** begin **
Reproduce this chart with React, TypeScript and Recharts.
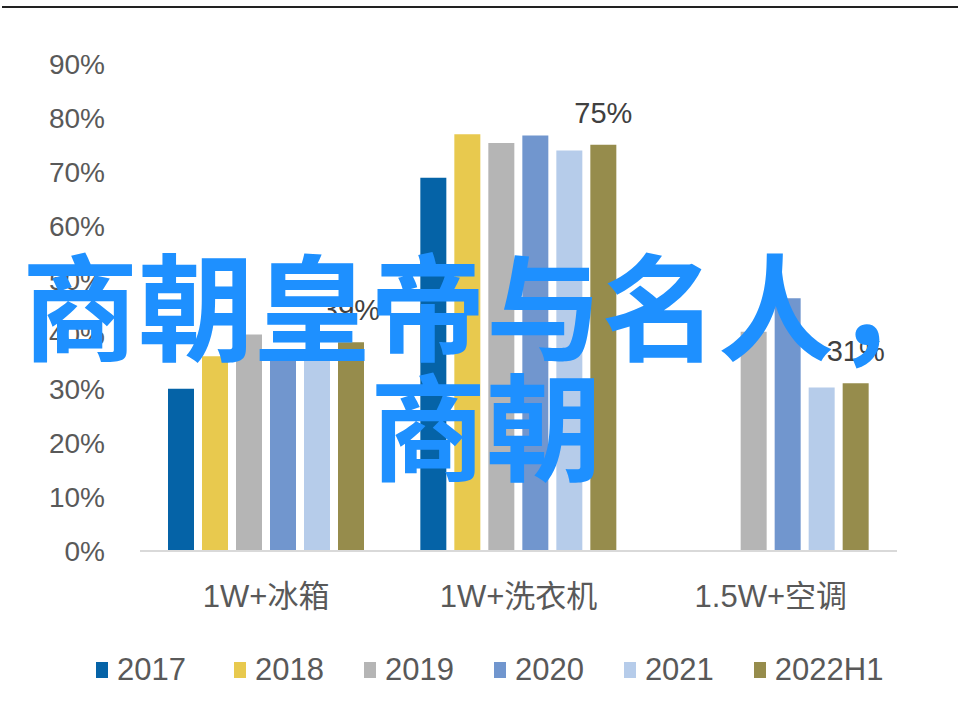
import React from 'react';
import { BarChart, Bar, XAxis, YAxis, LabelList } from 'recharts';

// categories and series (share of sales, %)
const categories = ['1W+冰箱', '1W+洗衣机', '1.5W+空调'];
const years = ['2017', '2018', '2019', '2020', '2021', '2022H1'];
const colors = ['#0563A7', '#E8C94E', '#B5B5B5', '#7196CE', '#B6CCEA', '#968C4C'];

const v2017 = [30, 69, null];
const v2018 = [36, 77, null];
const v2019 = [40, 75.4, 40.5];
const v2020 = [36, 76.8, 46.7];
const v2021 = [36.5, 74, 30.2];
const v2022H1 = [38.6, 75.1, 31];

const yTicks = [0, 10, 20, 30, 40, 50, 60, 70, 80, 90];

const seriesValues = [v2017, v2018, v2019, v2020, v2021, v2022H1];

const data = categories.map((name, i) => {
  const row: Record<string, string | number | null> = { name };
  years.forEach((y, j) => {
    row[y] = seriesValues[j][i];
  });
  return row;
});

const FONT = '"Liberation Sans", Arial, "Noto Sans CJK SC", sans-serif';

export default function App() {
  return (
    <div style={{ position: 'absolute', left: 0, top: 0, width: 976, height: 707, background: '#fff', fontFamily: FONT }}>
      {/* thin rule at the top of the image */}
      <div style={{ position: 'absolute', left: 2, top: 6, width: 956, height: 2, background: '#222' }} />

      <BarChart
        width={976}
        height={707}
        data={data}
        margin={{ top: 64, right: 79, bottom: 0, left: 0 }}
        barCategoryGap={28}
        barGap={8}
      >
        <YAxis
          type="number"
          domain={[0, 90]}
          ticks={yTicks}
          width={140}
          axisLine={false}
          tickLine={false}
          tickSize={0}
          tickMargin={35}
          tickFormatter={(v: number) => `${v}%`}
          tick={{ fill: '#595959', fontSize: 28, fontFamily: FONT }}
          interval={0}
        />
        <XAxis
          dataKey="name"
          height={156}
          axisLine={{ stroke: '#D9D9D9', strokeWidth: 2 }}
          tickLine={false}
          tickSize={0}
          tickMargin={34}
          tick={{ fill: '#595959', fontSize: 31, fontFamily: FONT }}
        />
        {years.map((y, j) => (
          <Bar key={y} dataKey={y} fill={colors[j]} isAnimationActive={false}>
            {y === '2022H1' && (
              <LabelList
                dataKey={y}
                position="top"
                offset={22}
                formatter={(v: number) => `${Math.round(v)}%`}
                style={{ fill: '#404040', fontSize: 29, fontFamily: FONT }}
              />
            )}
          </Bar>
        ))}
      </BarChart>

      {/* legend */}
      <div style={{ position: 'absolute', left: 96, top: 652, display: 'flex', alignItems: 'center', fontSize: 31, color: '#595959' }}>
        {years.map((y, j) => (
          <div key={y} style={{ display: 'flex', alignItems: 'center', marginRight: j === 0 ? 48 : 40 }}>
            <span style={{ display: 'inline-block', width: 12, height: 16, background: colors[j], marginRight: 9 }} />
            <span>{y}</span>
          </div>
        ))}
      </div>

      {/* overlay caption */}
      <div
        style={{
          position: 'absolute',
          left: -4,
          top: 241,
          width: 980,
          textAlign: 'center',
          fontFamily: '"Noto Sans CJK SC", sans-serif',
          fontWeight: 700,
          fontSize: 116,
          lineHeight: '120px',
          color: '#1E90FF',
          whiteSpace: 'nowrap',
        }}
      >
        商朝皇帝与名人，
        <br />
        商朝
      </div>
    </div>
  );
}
** end **
Task directions. Begin at the top of the material above and output each line exactly, stopping after the line that holds "70, 80, 90];". Leave out pictures.

Solution to the problem.
Reproduce this chart with React, TypeScript and Recharts.
import React from 'react';
import { BarChart, Bar, XAxis, YAxis, LabelList } from 'recharts';

// categories and series (share of sales, %)
const categories = ['1W+冰箱', '1W+洗衣机', '1.5W+空调'];
const years = ['2017', '2018', '2019', '2020', '2021', '2022H1'];
const colors = ['#0563A7', '#E8C94E', '#B5B5B5', '#7196CE', '#B6CCEA', '#968C4C'];

const v2017 = [30, 69, null];
const v2018 = [36, 77, null];
const v2019 = [40, 75.4, 40.5];
const v2020 = [36, 76.8, 46.7];
const v2021 = [36.5, 74, 30.2];
const v2022H1 = [38.6, 75.1, 31];

const yTicks = [0, 10, 20, 30, 40, 50, 60, 70, 80, 90];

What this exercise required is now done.